— Request —
Copy each line with the word "Write" in it.

— Data supplied —

# # # # #

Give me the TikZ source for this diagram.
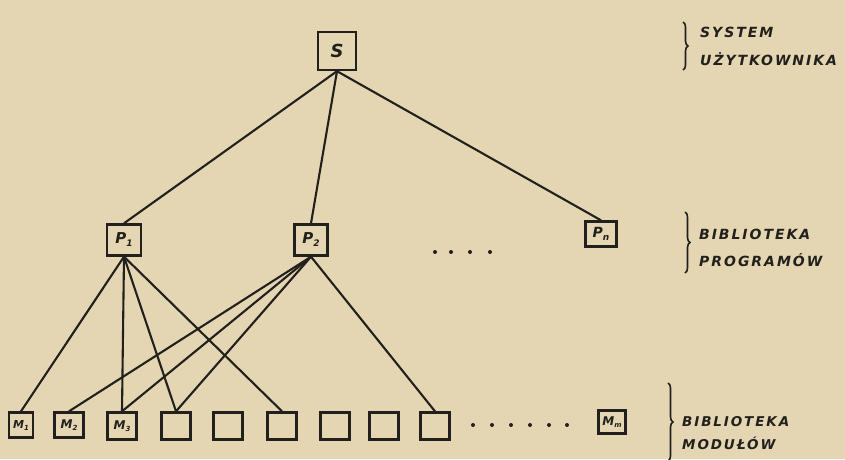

# # # # #

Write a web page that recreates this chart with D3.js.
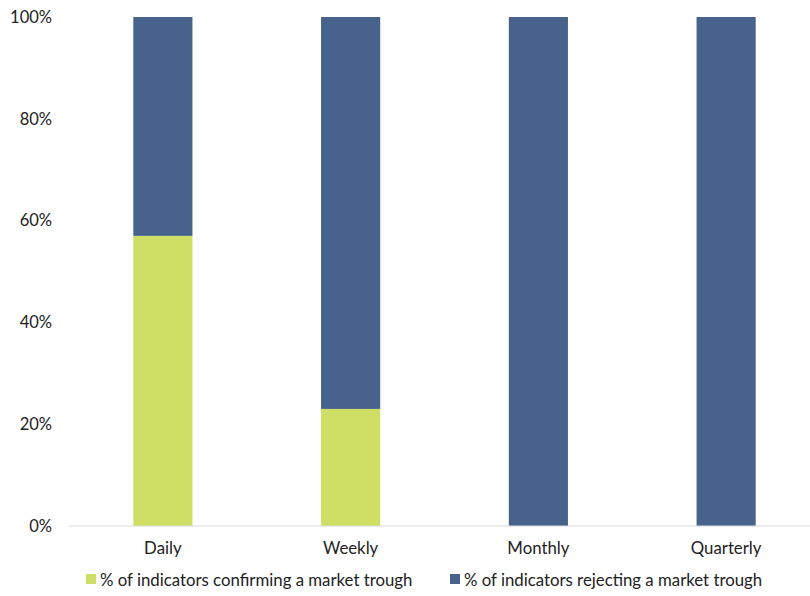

# # # # #

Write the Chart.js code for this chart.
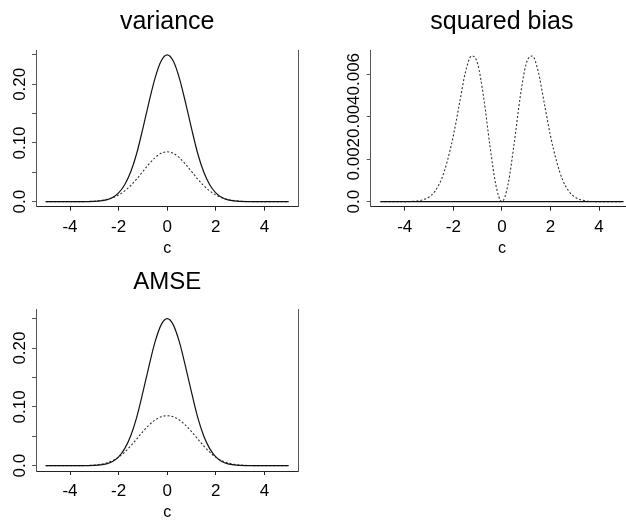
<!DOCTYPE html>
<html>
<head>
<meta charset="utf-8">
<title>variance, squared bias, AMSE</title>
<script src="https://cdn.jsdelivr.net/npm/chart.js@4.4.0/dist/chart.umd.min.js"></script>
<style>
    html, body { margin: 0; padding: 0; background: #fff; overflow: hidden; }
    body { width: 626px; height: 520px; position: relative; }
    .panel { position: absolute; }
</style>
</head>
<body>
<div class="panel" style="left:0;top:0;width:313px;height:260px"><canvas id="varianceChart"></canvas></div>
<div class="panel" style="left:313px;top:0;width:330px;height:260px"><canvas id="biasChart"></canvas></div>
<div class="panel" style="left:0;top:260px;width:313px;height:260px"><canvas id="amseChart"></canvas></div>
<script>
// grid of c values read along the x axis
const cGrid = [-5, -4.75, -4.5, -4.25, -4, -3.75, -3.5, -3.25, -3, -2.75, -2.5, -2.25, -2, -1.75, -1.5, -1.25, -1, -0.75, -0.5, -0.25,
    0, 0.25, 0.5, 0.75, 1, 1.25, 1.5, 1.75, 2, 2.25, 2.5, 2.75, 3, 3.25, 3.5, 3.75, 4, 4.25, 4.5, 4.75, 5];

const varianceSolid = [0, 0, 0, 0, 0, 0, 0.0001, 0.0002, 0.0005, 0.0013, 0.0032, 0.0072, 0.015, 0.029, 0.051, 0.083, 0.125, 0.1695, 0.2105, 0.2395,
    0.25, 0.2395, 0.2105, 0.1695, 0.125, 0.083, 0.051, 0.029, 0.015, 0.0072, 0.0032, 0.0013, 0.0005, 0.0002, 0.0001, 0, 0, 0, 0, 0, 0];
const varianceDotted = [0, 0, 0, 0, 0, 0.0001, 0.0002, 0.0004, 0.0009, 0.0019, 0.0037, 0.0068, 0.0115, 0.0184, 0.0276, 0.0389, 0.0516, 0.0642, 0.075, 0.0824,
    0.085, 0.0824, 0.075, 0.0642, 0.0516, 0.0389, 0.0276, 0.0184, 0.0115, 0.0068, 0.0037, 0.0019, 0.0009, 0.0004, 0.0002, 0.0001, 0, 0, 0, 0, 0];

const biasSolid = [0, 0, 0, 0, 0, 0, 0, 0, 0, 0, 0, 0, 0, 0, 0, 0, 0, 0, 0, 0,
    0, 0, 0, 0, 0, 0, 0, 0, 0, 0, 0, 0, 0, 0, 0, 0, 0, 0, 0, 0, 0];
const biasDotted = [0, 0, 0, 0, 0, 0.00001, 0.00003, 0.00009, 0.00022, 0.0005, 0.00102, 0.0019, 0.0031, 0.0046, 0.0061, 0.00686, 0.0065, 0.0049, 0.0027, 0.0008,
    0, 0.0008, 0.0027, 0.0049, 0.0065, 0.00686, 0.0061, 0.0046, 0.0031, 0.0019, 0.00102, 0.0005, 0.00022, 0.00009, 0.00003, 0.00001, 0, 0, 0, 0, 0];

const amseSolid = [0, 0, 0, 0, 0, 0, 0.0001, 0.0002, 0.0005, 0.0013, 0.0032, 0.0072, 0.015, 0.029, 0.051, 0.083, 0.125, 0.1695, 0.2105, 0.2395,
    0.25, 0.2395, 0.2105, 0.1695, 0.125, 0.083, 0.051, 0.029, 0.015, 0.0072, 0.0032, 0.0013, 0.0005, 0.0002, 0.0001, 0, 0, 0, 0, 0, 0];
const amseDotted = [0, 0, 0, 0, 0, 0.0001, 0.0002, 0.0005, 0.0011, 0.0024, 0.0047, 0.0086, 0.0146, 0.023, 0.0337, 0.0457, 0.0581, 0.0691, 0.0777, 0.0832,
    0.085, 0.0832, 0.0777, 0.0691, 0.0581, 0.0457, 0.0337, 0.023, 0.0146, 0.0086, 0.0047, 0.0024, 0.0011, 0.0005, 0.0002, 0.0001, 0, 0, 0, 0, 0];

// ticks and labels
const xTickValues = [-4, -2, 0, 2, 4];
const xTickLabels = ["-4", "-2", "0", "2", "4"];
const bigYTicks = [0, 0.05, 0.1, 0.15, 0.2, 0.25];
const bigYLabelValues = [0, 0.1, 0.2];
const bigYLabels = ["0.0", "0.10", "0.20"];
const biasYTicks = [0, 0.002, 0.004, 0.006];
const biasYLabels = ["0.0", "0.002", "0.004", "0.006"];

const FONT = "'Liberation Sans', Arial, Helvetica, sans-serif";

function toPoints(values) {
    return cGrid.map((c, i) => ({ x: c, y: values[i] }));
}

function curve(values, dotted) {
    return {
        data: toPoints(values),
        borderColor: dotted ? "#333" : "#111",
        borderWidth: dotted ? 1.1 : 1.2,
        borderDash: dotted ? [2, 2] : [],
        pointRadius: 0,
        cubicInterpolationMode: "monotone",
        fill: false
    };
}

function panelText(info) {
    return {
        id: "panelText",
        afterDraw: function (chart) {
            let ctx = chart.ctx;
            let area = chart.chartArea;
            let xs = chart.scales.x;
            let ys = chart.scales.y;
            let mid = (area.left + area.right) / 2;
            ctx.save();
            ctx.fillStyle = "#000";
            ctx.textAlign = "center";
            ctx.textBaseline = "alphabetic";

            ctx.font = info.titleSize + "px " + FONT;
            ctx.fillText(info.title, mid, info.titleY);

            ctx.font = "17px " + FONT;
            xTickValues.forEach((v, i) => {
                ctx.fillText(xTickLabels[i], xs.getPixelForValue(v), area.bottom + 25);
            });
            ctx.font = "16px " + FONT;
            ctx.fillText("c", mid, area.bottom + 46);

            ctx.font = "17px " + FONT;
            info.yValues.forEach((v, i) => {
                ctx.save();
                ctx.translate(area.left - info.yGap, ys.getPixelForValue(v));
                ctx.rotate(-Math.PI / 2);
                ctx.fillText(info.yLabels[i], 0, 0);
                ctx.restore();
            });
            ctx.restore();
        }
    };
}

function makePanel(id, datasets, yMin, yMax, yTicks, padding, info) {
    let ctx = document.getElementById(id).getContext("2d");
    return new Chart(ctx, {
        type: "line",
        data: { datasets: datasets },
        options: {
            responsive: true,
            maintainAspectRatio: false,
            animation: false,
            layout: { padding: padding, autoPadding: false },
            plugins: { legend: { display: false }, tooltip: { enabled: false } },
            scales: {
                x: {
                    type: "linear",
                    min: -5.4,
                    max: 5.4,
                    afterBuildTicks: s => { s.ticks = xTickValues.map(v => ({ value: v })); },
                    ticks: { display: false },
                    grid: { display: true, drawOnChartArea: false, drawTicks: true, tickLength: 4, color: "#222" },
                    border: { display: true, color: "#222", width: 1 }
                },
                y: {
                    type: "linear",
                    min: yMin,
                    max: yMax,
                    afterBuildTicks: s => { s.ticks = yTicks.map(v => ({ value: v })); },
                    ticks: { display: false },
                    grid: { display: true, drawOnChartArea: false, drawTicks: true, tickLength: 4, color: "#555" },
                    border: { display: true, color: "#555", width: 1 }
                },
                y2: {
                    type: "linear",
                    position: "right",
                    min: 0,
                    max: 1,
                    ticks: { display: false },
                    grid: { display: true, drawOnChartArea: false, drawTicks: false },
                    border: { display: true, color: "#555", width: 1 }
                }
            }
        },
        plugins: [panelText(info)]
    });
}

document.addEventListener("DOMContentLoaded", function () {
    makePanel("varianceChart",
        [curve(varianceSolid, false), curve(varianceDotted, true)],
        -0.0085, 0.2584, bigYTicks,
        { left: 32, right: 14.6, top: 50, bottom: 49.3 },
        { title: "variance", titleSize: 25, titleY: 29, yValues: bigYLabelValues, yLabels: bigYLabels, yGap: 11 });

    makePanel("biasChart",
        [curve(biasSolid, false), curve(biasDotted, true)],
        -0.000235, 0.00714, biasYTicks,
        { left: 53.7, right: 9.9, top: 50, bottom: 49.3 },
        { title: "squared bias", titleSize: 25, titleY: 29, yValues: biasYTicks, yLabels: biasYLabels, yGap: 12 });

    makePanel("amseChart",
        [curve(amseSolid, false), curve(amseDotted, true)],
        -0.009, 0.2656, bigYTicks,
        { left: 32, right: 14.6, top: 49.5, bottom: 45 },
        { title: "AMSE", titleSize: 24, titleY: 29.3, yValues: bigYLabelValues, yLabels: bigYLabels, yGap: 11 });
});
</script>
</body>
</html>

# # # # #

— Solution for this problem —
Write a web page that recreates this chart with D3.js.
Write the Chart.js code for this chart.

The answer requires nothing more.